Все это происходило на фоне стремительно растущей популярности Dungeons & Dragons («Подземелья и драконы»), ролевой игры, в которой персонажи и существа переходят из мира Толкина в универсальный фэнтезийный мир. Игроков ведет мастер подземелий и ставит перед ними задачи, бросая кубик со множеством граней.
Пратчетт знал, что такое Dungeons & Dragons, играл с друзьями и часто сам выступал в роли мастера подземелий. Игра его восхищала, и он считал ее совершенно новым видом искусства: способом сделать вымысел интерактивным, превратив повествование в состязание. Среди хорошо знакомых горгон, огров и магических заклинаний он создавал собственных персонажей и места действия – в том числе туалеты, чего, вероятно, у других мастеров подземелий не бывало. Одно из его изобретений называлось «Сундук» – идея возникла после того, как он увидел, как американка сражалась с огромным непокорным чемоданом на колесах.
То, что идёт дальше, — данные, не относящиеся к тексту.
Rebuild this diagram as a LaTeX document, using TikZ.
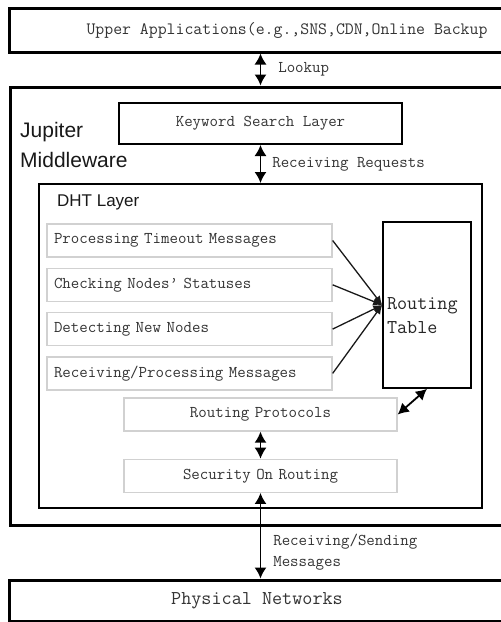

Это был старый дорожный сундук с сотней маленьких ножек, в котором игроки могли хранить бесконечное количество оружия или сокровищ. Пратчетт добавил условие: сундук будет идти в ту сторону, куда его направили, до тех пор, пока его не остановят и не повернут. Кроме того, он подчиняется только девяти командам из десяти. Игроки неизменно забывали это правило до того момента, как им требовалось достать солнце-меч, чтобы прикончить демона пятого уровня, но тут Пратчетт радостно сообщал им, что Сундук ушел несколько часов назад – после того, как они забыли ему сказать, что следует делать. А если они не забывали дать нужные инструкции, всегда оставался вариант, что он откажется выдать нужный предмет.